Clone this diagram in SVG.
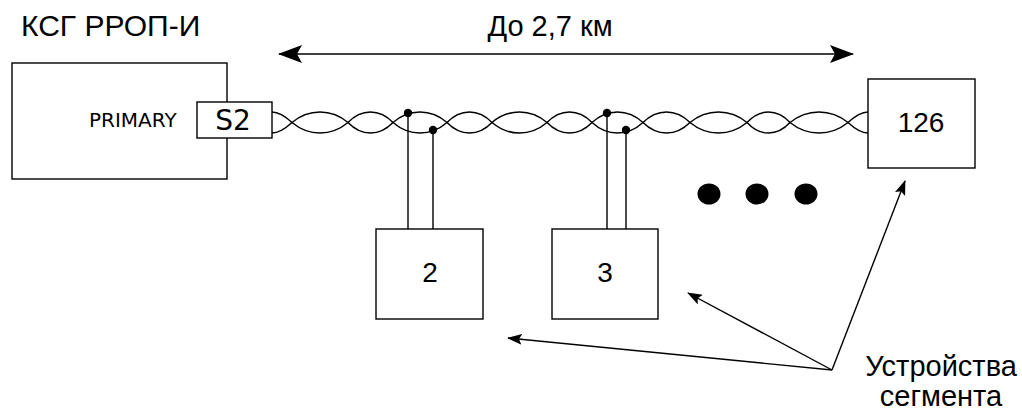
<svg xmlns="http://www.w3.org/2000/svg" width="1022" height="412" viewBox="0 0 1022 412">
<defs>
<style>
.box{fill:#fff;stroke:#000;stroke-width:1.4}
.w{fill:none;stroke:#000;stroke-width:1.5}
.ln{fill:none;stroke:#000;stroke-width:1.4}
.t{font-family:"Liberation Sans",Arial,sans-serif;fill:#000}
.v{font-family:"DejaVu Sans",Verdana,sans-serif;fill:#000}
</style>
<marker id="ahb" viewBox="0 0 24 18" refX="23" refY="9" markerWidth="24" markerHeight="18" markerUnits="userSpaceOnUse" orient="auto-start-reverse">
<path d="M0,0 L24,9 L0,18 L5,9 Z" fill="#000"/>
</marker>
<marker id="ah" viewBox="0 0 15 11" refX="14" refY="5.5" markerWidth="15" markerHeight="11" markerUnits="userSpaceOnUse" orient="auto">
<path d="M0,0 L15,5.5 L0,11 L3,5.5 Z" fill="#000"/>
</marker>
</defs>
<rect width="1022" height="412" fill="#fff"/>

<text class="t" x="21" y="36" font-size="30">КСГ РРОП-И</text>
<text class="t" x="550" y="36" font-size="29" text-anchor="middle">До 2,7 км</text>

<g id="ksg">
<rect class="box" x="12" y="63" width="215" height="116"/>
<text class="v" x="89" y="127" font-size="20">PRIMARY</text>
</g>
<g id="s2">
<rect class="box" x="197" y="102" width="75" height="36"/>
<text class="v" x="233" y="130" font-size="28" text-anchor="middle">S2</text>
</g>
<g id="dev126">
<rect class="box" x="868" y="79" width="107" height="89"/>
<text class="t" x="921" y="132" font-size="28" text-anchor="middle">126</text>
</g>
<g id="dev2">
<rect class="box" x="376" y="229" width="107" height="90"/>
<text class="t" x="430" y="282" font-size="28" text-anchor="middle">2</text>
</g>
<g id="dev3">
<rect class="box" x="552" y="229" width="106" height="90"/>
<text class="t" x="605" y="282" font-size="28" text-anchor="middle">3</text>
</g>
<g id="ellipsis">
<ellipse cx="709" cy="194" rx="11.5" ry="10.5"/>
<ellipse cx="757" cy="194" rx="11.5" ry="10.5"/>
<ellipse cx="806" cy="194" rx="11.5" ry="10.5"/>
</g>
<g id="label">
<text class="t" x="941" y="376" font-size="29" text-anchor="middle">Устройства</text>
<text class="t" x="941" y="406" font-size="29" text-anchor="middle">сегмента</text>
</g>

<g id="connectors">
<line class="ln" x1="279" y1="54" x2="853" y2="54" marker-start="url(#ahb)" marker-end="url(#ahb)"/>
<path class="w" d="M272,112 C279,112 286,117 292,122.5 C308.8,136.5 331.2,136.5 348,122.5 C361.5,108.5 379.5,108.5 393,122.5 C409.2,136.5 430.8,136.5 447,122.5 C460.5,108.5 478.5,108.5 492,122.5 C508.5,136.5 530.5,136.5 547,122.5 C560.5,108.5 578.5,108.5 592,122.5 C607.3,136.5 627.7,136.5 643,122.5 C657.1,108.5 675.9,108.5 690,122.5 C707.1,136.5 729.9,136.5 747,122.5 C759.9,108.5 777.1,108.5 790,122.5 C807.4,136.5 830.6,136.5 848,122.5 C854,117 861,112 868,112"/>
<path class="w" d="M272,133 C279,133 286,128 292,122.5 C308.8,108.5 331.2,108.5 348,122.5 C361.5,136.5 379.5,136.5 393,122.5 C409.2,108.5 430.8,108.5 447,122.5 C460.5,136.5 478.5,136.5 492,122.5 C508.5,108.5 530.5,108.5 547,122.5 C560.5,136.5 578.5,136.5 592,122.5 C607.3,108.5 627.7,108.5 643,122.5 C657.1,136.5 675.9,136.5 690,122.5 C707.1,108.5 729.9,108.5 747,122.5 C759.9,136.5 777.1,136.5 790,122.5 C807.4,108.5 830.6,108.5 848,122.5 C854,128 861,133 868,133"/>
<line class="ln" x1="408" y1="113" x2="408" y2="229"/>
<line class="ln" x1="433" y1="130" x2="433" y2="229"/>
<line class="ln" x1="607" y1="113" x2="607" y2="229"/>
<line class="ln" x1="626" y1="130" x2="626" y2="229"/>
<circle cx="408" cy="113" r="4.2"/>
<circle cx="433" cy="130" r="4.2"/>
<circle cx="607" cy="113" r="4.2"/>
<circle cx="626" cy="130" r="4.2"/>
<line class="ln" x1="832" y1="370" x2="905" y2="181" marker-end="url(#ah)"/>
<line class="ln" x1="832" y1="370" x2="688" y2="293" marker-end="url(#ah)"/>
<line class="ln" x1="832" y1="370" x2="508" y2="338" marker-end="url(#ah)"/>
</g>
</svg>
● ● ● ● ● ● ●
AIM OF THE TASK: Print the listing above in full, exactly as written. Omit any pictures.

THE COMPLETED TASK:
Clone this diagram in SVG.
<svg xmlns="http://www.w3.org/2000/svg" width="1022" height="412" viewBox="0 0 1022 412">
<defs>
<style>
.box{fill:#fff;stroke:#000;stroke-width:1.4}
.w{fill:none;stroke:#000;stroke-width:1.5}
.ln{fill:none;stroke:#000;stroke-width:1.4}
.t{font-family:"Liberation Sans",Arial,sans-serif;fill:#000}
.v{font-family:"DejaVu Sans",Verdana,sans-serif;fill:#000}
</style>
<marker id="ahb" viewBox="0 0 24 18" refX="23" refY="9" markerWidth="24" markerHeight="18" markerUnits="userSpaceOnUse" orient="auto-start-reverse">
<path d="M0,0 L24,9 L0,18 L5,9 Z" fill="#000"/>
</marker>
<marker id="ah" viewBox="0 0 15 11" refX="14" refY="5.5" markerWidth="15" markerHeight="11" markerUnits="userSpaceOnUse" orient="auto">
<path d="M0,0 L15,5.5 L0,11 L3,5.5 Z" fill="#000"/>
</marker>
</defs>
<rect width="1022" height="412" fill="#fff"/>

<text class="t" x="21" y="36" font-size="30">КСГ РРОП-И</text>
<text class="t" x="550" y="36" font-size="29" text-anchor="middle">До 2,7 км</text>

<g id="ksg">
<rect class="box" x="12" y="63" width="215" height="116"/>
<text class="v" x="89" y="127" font-size="20">PRIMARY</text>
</g>
<g id="s2">
<rect class="box" x="197" y="102" width="75" height="36"/>
<text class="v" x="233" y="130" font-size="28" text-anchor="middle">S2</text>
</g>
<g id="dev126">
<rect class="box" x="868" y="79" width="107" height="89"/>
<text class="t" x="921" y="132" font-size="28" text-anchor="middle">126</text>
</g>
<g id="dev2">
<rect class="box" x="376" y="229" width="107" height="90"/>
<text class="t" x="430" y="282" font-size="28" text-anchor="middle">2</text>
</g>
<g id="dev3">
<rect class="box" x="552" y="229" width="106" height="90"/>
<text class="t" x="605" y="282" font-size="28" text-anchor="middle">3</text>
</g>
<g id="ellipsis">
<ellipse cx="709" cy="194" rx="11.5" ry="10.5"/>
<ellipse cx="757" cy="194" rx="11.5" ry="10.5"/>
<ellipse cx="806" cy="194" rx="11.5" ry="10.5"/>
</g>
<g id="label">
<text class="t" x="941" y="376" font-size="29" text-anchor="middle">Устройства</text>
<text class="t" x="941" y="406" font-size="29" text-anchor="middle">сегмента</text>
</g>

<g id="connectors">
<line class="ln" x1="279" y1="54" x2="853" y2="54" marker-start="url(#ahb)" marker-end="url(#ahb)"/>
<path class="w" d="M272,112 C279,112 286,117 292,122.5 C308.8,136.5 331.2,136.5 348,122.5 C361.5,108.5 379.5,108.5 393,122.5 C409.2,136.5 430.8,136.5 447,122.5 C460.5,108.5 478.5,108.5 492,122.5 C508.5,136.5 530.5,136.5 547,122.5 C560.5,108.5 578.5,108.5 592,122.5 C607.3,136.5 627.7,136.5 643,122.5 C657.1,108.5 675.9,108.5 690,122.5 C707.1,136.5 729.9,136.5 747,122.5 C759.9,108.5 777.1,108.5 790,122.5 C807.4,136.5 830.6,136.5 848,122.5 C854,117 861,112 868,112"/>
<path class="w" d="M272,133 C279,133 286,128 292,122.5 C308.8,108.5 331.2,108.5 348,122.5 C361.5,136.5 379.5,136.5 393,122.5 C409.2,108.5 430.8,108.5 447,122.5 C460.5,136.5 478.5,136.5 492,122.5 C508.5,108.5 530.5,108.5 547,122.5 C560.5,136.5 578.5,136.5 592,122.5 C607.3,108.5 627.7,108.5 643,122.5 C657.1,136.5 675.9,136.5 690,122.5 C707.1,108.5 729.9,108.5 747,122.5 C759.9,136.5 777.1,136.5 790,122.5 C807.4,108.5 830.6,108.5 848,122.5 C854,128 861,133 868,133"/>
<line class="ln" x1="408" y1="113" x2="408" y2="229"/>
<line class="ln" x1="433" y1="130" x2="433" y2="229"/>
<line class="ln" x1="607" y1="113" x2="607" y2="229"/>
<line class="ln" x1="626" y1="130" x2="626" y2="229"/>
<circle cx="408" cy="113" r="4.2"/>
<circle cx="433" cy="130" r="4.2"/>
<circle cx="607" cy="113" r="4.2"/>
<circle cx="626" cy="130" r="4.2"/>
<line class="ln" x1="832" y1="370" x2="905" y2="181" marker-end="url(#ah)"/>
<line class="ln" x1="832" y1="370" x2="688" y2="293" marker-end="url(#ah)"/>
<line class="ln" x1="832" y1="370" x2="508" y2="338" marker-end="url(#ah)"/>
</g>
</svg>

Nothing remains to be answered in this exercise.